This week we will look at 2 powerful examples of God's mercy as found in the Bible. These real-life stories showcase a God who does not remain "in the clouds," but is active in the lives of His people.
1. Peter the Denier - Peter was a faithful follower of Jesus throughout his life. Ever since Jesus called him out to be a "fisher of men," Peter followed Jesus wherever He went. Jesus recognized his devout faith and even went so far as to change his name from "Simon" to "Peter" and to establish the entire Church on his leadership. However, when it came to following Jesus unto death, Peter denied Him. Not once. Not twice. Three times. As we read in the Gospel of Mark, Peter denies that he even knows Jesus saying, "I know not this man of whom you speak" (Mark 14:71).
Shortly thereafter the cock crows and we read how "the Lord turning looked on Peter" (Luke 22:61).
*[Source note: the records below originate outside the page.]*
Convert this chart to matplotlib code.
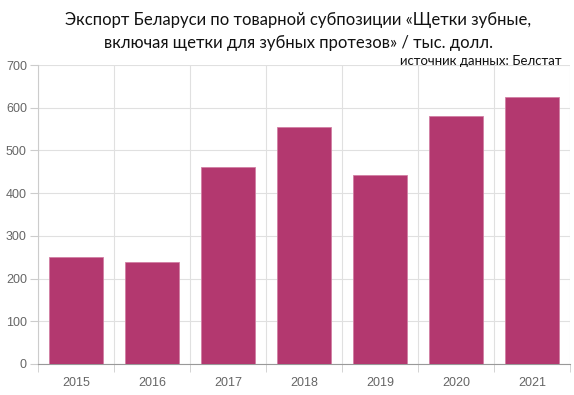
import matplotlib
matplotlib.use("Agg")
import matplotlib.pyplot as plt
import numpy as np

years = ["2015", "2016", "2017", "2018", "2019", "2020", "2021"]
values = [251, 239, 461, 555, 443, 581, 625]
yticks = [0, 100, 200, 300, 400, 500, 600, 700]

W, H = 574, 395
fig = plt.figure(figsize=(W/100, H/100), dpi=100)
ax = fig.add_axes([38/W, (H-364)/H, (570-38)/W, (364-65)/H])

x = np.arange(len(years))
ax.bar(x, values, width=0.72, color="#B3386F", edgecolor="#D27FA4", linewidth=0.6, zorder=3)

ax.set_xlim(-0.5, len(years)-0.5)
ax.set_ylim(0, 700)
ax.set_yticks(yticks)
ax.set_yticklabels([str(v) for v in yticks], fontsize=9, color="#666666", family="Liberation Sans")
ax.set_xticks(x)
ax.set_xticklabels(years, fontsize=9, color="#666666", family="Liberation Sans")
ax.set_xticks(np.arange(-0.5, len(years)), minor=True)
ax.tick_params(axis="x", which="major", length=0, pad=9)
ax.tick_params(axis="x", which="minor", length=6, color="#cccccc")
ax.tick_params(axis="y", length=6, color="#cccccc", pad=2)
ax.grid(axis="y", color="#e0e0e0", linewidth=0.8, zorder=0)
ax.grid(axis="x", which="minor", color="#e0e0e0", linewidth=0.8, zorder=0)
for s in ["top", "right"]:
    ax.spines[s].set_visible(False)
ax.spines["left"].set_color("#cccccc")
ax.spines["bottom"].set_color("#999999")

fig.text(298/W, 1-20/H, "Экспорт Беларуси по товарной субпозиции «Щетки зубные,",
         ha="center", va="center", fontsize=12, family="Lato", color="#111111")
fig.text(298/W, 1-43/H, "включая щетки для зубных протезов» / тыс. долл.",
         ha="center", va="center", fontsize=12, family="Lato", color="#111111")
fig.text(562/W, 1-61/H, "источник данных: Белстат", ha="right", va="center",
         fontsize=9.5, family="Lato", color="#111111")

fig.savefig("out.png", dpi=100)
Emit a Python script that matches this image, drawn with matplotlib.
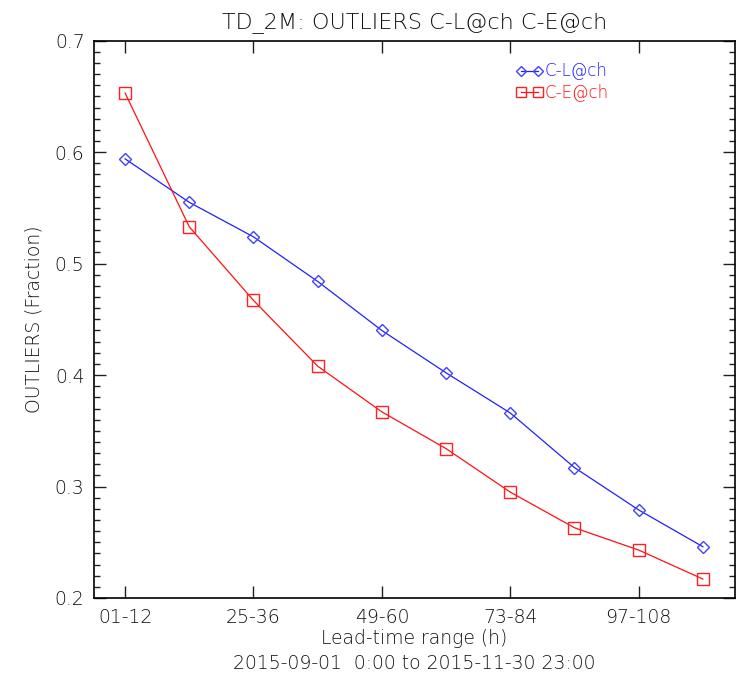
import numpy as np
import matplotlib
matplotlib.use('Agg')
import matplotlib.pyplot as plt
from matplotlib.ticker import MultipleLocator

# lead-time bins (10 bins of 12 h), only every other one is labelled
positions = np.arange(1, 11)
tick_pos = [1, 3, 5, 7, 9]
tick_labels = ['01-12', '25-36', '49-60', '73-84', '97-108']

# outlier fractions
cl_ach = [0.594, 0.555, 0.524, 0.484, 0.440, 0.402, 0.366, 0.317, 0.279, 0.246]
ce_ach = [0.653, 0.533, 0.467, 0.408, 0.367, 0.334, 0.295, 0.263, 0.243, 0.217]

plt.rcParams['font.weight'] = 'light'
plt.rcParams['axes.titleweight'] = 'light'
plt.rcParams['axes.labelweight'] = 'light'

fig = plt.figure(figsize=(7.40, 6.77), dpi=100)
ax = fig.add_axes([0.1274, 0.1167, 0.8658, 0.8232])

ax.plot(positions, cl_ach, color='#2020ff', lw=0.9, marker='D', ms=6.5,
        mfc='none', mec='#4040ff', mew=1.0, label='C-L@ch')
ax.plot(positions, ce_ach, color='#ff1010', lw=0.9, marker='s', ms=8.5,
        mfc='none', mec='#ff2020', mew=1.0, label='C-E@ch')

ax.set_xlim(0.52, 10.5)
ax.set_ylim(0.2, 0.7)
ax.set_xticks(tick_pos)
ax.set_xticklabels(tick_labels)
ax.yaxis.set_major_locator(MultipleLocator(0.1))
ax.yaxis.set_minor_locator(MultipleLocator(0.01))
ax.tick_params(which='both', direction='in', top=True, right=True,
               labelsize=13.5, labelcolor='#111111', width=1.0, color='#202020')
ax.tick_params(which='major', length=8.5, pad=7)
ax.tick_params(which='minor', length=4.5)
ax.tick_params(axis='x', which='minor', bottom=False, top=False)
for sp in ax.spines.values():
    sp.set_linewidth(1.2)

ax.set_title('TD_2M: OUTLIERS C-L@ch C-E@ch', fontsize=16, pad=9, color='#111111')
ax.set_ylabel('OUTLIERS (Fraction)', fontsize=13.5, labelpad=8, color='#111111')
ax.set_xlabel('Lead-time range (h)\n2015-09-01  0:00 to 2015-11-30 23:00',
              fontsize=13.5, labelpad=2, linespacing=1.35, color='#111111')

leg = ax.legend(loc='upper left', bbox_to_anchor=(0.648, 0.973), frameon=False,
                fontsize=12, numpoints=2, handlelength=1.6, handletextpad=0.1,
                labelspacing=0.2, borderaxespad=0, markerscale=0.85)
for txt, c in zip(leg.get_texts(), ['#2020ff', '#ff1010']):
    txt.set_color(c)

fig.savefig('out.png', dpi=100)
Seeing Jesus' face Peter weeps bitterly and recognizes his sin.
After Jesus' death and resurrection, Peter's repentance is tested and Jesus extends His mercy to him by asking Peter three times, "Do you love me?" Peter responds affirmatively and Jesus asks him to "feed my lambs" (John 21:15).
While Peter was the "prince of the apostles," he was not perfect. He needed God's mercy and for Jesus to pursue him in order to become the "rock" of the Church. Even though he denied Jesus in His hour of greatest need, God did not abandon him, but sought him out.
2. Saul the Persecutor - Shortly after Christ ascends into Heaven we already see Christians being persecuted. One of the primary sources of persecution was Saul, a devout Pharisee who made it his mission to root out the followers of Jesus. We read in the book of Acts that Saul, "persecuted [Christians] unto death, binding and delivering into prisons both men and women" (Acts 22:4). Saul truly believed that he was serving God by capturing believers and destroying the Christian religion.
God had other plans for Saul and showed His mercy by pursuing the zealous Pharisee. While Saul was on his way to Damascus for another round of arrests, God revealed Himself to Saul in a vision of light and spoke to him saying, "Saul, Saul, why are you persecuting me?...I am Jesus of Nazareth, whom you are persecuting." (Acts 22:7). Saul was struck blind and continued on to Damascus, but repented of his sins. He finally realized the error of his ways and then devoted himself entirely to the Gospel and following Jesus of Nazareth.
Saul went from one of the greatest enemies of the Church to become one of the greatest saints.
What does all of this mean for us?
It is very simple. No matter how much we stray from God, He will never cease pursuing us. Even if we persecute the Church or deny Him before others, God will not stop trying to bring us back.
However, the key in these two stories is that while they both committed grave sins, they allowed God to bring them back.
Will we allow God to pursue us and let Him into our lives?